--- Start MATERIAL ---

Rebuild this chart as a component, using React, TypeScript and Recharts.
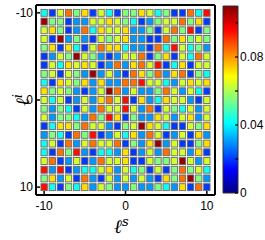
import { ScatterChart, Scatter, XAxis, YAxis, BarChart, Bar } from "recharts"

// lattice indices, both directions
const ELL = [-10, -9, -8, -7, -6, -5, -4, -3, -2, -1, 0, 1, 2, 3, 4, 5, 6, 7, 8, 9, 10]
const X_TICKS = [-10, 0, 10]
const Y_TICKS = [-10, 0, 10]
const CBAR_TICKS = [0, 0.02, 0.04, 0.06, 0.08, 0.1]
const CBAR_LABELS = [0, 0.04, 0.08]
const CBAR_MAX = 0.11

// one row per l^i (top = -10), one entry per l^s (left = -10)
const ROWS: number[][] = [
  [.043, .020, .064, .084, .055, .072, .020, .064, .043, .020, .055, .055, .072, .064, .043, .055, .020, .020, .084, .043, .095],
  [.107, .055, .055, .020, .030, .030, .064, .064, .072, .064, .055, .043, .020, .030, .055, .064, .064, .084, .055, .072, .020],
  [.064, .072, .055, .020, .030, .084, .043, .072, .064, .064, .072, .030, .030, .055, .020, .064, .084, .055, .095, .020, .055],
  [.064, .020, .107, .030, .055, .030, .020, .064, .055, .064, .072, .030, .030, .020, .020, .084, .055, .072, .055, .064, .055],
  [.055, .072, .020, .072, .043, .020, .064, .084, .072, .072, .043, .030, .030, .020, .084, .043, .095, .064, .043, .055, .030],
  [.020, .030, .064, .055, .107, .064, .055, .030, .020, .030, .064, .064, .084, .020, .055, .072, .020, .064, .043, .084, .064],
  [.020, .064, .043, .072, .064, .072, .064, .020, .030, .084, .030, .072, .084, .064, .095, .020, .043, .072, .020, .064, .064],
  [.055, .064, .020, .064, .055, .030, .107, .030, .064, .030, .020, .084, .072, .055, .084, .030, .072, .084, .020, .055, .043],
  [.043, .020, .072, .064, .055, .072, .030, .072, .030, .030, .084, .084, .095, .064, .064, .043, .030, .064, .072, .064, .072],
  [.072, .055, .064, .055, .030, .020, .030, .064, .107, .084, .030, .064, .030, .030, .055, .084, .064, .030, .064, .043, .020],
  [.064, .043, .064, .020, .030, .064, .030, .072, .084, .064, .095, .020, .072, .030, .043, .072, .064, .064, .030, .020, .064],
  [.055, .030, .055, .043, .020, .064, .030, .084, .064, .064, .095, .064, .030, .084, .020, .064, .055, .043, .064, .030, .064],
  [.064, .030, .055, .055, .043, .030, .084, .055, .095, .072, .020, .055, .030, .030, .072, .064, .030, .064, .072, .030, .064],
  [.020, .043, .072, .072, .055, .084, .064, .064, .030, .020, .055, .064, .107, .072, .064, .043, .020, .020, .064, .055, .072],
  [.030, .055, .043, .020, .084, .055, .095, .020, .030, .064, .043, .072, .030, .084, .064, .020, .030, .064, .020, .072, .030],
  [.043, .064, .020, .084, .030, .064, .084, .064, .064, .084, .020, .055, .030, .072, .107, .030, .064, .020, .020, .055, .072],
  [.043, .020, .084, .055, .095, .030, .020, .043, .043, .030, .072, .020, .030, .064, .030, .084, .064, .064, .030, .072, .020],
  [.064, .084, .020, .030, .064, .020, .030, .084, .064, .064, .072, .020, .020, .064, .055, .055, .064, .107, .064, .030, .064],
  [.095, .030, .095, .020, .030, .043, .043, .064, .072, .030, .064, .043, .055, .020, .064, .020, .055, .084, .055, .064, .043],
  [.055, .072, .030, .064, .020, .084, .030, .020, .064, .030, .064, .030, .064, .030, .020, .072, .055, .084, .107, .055, .030],
  [.095, .043, .020, .055, .043, .072, .030, .064, .055, .030, .030, .055, .030, .030, .055, .043, .030, .072, .020, .084, .020],
]

const cells = ROWS.flatMap((row, i) => row.map((v, j) => ({ x: ELL[j], y: ELL[i], v })))

// plot box: x 36..215, y 5..195
const CHART_W = 225
const CHART_H = 240
const LEFT_W = 36
const TOP_H = 5
const PLOT_W = 179
const PLOT_H = 190
const RIGHT_W = CHART_W - LEFT_W - PLOT_W
const BOTTOM_H = CHART_H - TOP_H - PLOT_H
const X_DOMAIN = [-11, 11]
const Y_DOMAIN = [-10.9, 10.9]
const CELL_W = PLOT_W / (X_DOMAIN[1] - X_DOMAIN[0])
const CELL_H = PLOT_H / (Y_DOMAIN[1] - Y_DOMAIN[0])

const FONT = "'Liberation Sans', Arial, sans-serif"

function jet(v: number) {
  const t = Math.min(1, Math.max(0, v / CBAR_MAX))
  const c = (a: number) => Math.round(255 * Math.min(1, Math.max(0, a)))
  const r = c(1.5 - Math.abs(4 * t - 3))
  const g = c(1.5 - Math.abs(4 * t - 2))
  const b = c(1.5 - Math.abs(4 * t - 1))
  return `rgb(${r},${g},${b})`
}

const JET_STOPS = [0, 0.125, 0.375, 0.625, 0.875, 1]

const CellRect = (props: any) => {
  const { cx, cy, payload } = props
  const w = CELL_W - 1.8
  const h = CELL_H - 1.8
  return (
    <rect x={cx - w / 2} y={cy - h / 2} width={w} height={h} fill={jet(payload.v)} stroke="#6a6a6a" strokeWidth={0.9} />
  )
}

const BottomTick = ({ x, y, payload }: any) => (
  <g>
    <line x1={x} x2={x} y1={y} y2={y - 4} stroke="#000" strokeWidth={1.5} />
    <text x={x} y={y + 15} textAnchor="middle" fontSize={12} fontFamily={FONT} fill="#000">{payload.value}</text>
  </g>
)
const TopTick = ({ x, y }: any) => <line x1={x} x2={x} y1={y} y2={y + 4} stroke="#000" strokeWidth={1.5} />
const LeftTick = ({ x, y, payload }: any) => (
  <g>
    <line x1={x} x2={x + 4} y1={y} y2={y} stroke="#000" strokeWidth={1.5} />
    <text x={x - 3} y={y + 4} textAnchor="end" fontSize={12} fontFamily={FONT} fill="#000">{payload.value}</text>
  </g>
)
const RightTick = ({ x, y }: any) => <line x1={x} x2={x - 4} y1={y} y2={y} stroke="#000" strokeWidth={1.5} />

const CbarRightTick = ({ x, y, payload }: any) => (
  <g>
    <line x1={x} x2={x - 3} y1={y} y2={y} stroke="#000" strokeWidth={1.2} />
    {CBAR_LABELS.includes(payload.value) && (
      <text x={x + 2} y={y + 4} textAnchor="start" fontSize={12} fontFamily={FONT} fill="#000">{payload.value}</text>
    )}
  </g>
)
const CbarLeftTick = ({ x, y }: any) => <line x1={x} x2={x + 3} y1={y} y2={y} stroke="#000" strokeWidth={1.2} />

const frame = { stroke: "#000", strokeWidth: 2 }
const axisCommon = { tickSize: 0, tickMargin: 0, tickLine: false, interval: 0 as const }

export default function App() {
  return (
    <div style={{ position: "absolute", left: 0, top: 0, width: 265, height: 240, background: "#fff" }}>
      <ScatterChart width={CHART_W} height={CHART_H} margin={{ top: 0, left: 0, right: 0, bottom: 0 }}>
        <XAxis type="number" dataKey="x" domain={X_DOMAIN} ticks={X_TICKS} height={BOTTOM_H} axisLine={frame} tick={<BottomTick />} {...axisCommon} />
        <XAxis xAxisId="top" orientation="top" type="number" dataKey="x" domain={X_DOMAIN} ticks={X_TICKS} height={TOP_H} axisLine={frame} tick={<TopTick />} {...axisCommon} />
        <YAxis type="number" dataKey="y" domain={Y_DOMAIN} ticks={Y_TICKS} reversed width={LEFT_W} axisLine={frame} tick={<LeftTick />} {...axisCommon} />
        <YAxis yAxisId="right" orientation="right" type="number" dataKey="y" domain={Y_DOMAIN} ticks={Y_TICKS} reversed width={RIGHT_W} axisLine={frame} tick={<RightTick />} {...axisCommon} />
        <Scatter data={cells} isAnimationActive={false} shape={(p: any) => <CellRect {...p} />} />
      </ScatterChart>

      <div style={{ position: "absolute", left: 215, top: 0 }}>
        <BarChart width={50} height={240} data={[{ n: "cbar", v: CBAR_MAX }]} margin={{ top: 6, left: 0, right: 0, bottom: 0 }} barCategoryGap={0}>
          <defs>
            <linearGradient id="jetGrad" x1="0" y1="1" x2="0" y2="0">
              {JET_STOPS.map((t) => (
                <stop key={t} offset={t} stopColor={jet(t * CBAR_MAX)} />
              ))}
            </linearGradient>
          </defs>
          <XAxis dataKey="n" height={47} axisLine={false} tickLine={false} tick={false} />
          <YAxis yAxisId="l" domain={[0, CBAR_MAX]} ticks={CBAR_TICKS} width={8} axisLine={false} tick={<CbarLeftTick />} {...axisCommon} />
          <YAxis yAxisId="r" orientation="right" domain={[0, CBAR_MAX]} ticks={CBAR_TICKS} width={27} axisLine={false} tick={<CbarRightTick />} {...axisCommon} />
          <Bar yAxisId="r" dataKey="v" fill="url(#jetGrad)" stroke="#333" strokeWidth={1} isAnimationActive={false} />
        </BarChart>
      </div>

      <div style={{ position: "absolute", left: 114, top: 212, fontFamily: "'DejaVu Serif', serif", fontStyle: "italic", fontSize: 19, lineHeight: "20px" }}>
        ℓ<sup style={{ fontSize: 13 }}>s</sup>
      </div>
      <div style={{ position: "absolute", left: 3, top: 90, width: 30, height: 20, textAlign: "center", transform: "rotate(-90deg)", fontFamily: "'DejaVu Serif', serif", fontStyle: "italic", fontSize: 19, lineHeight: "20px" }}>
        ℓ<sup style={{ fontSize: 13 }}>i</sup>
      </div>
    </div>
  )
}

--- End MATERIAL ---

**DO THIS:**
Write out again exactly the lines from the start of the data above through the line containing "const CBAR_MAX = 0.11", inclusive, excluding any pictures.

**COMPLETED TASK:**
Rebuild this chart as a component, using React, TypeScript and Recharts.
import { ScatterChart, Scatter, XAxis, YAxis, BarChart, Bar } from "recharts"

// lattice indices, both directions
const ELL = [-10, -9, -8, -7, -6, -5, -4, -3, -2, -1, 0, 1, 2, 3, 4, 5, 6, 7, 8, 9, 10]
const X_TICKS = [-10, 0, 10]
const Y_TICKS = [-10, 0, 10]
const CBAR_TICKS = [0, 0.02, 0.04, 0.06, 0.08, 0.1]
const CBAR_LABELS = [0, 0.04, 0.08]
const CBAR_MAX = 0.11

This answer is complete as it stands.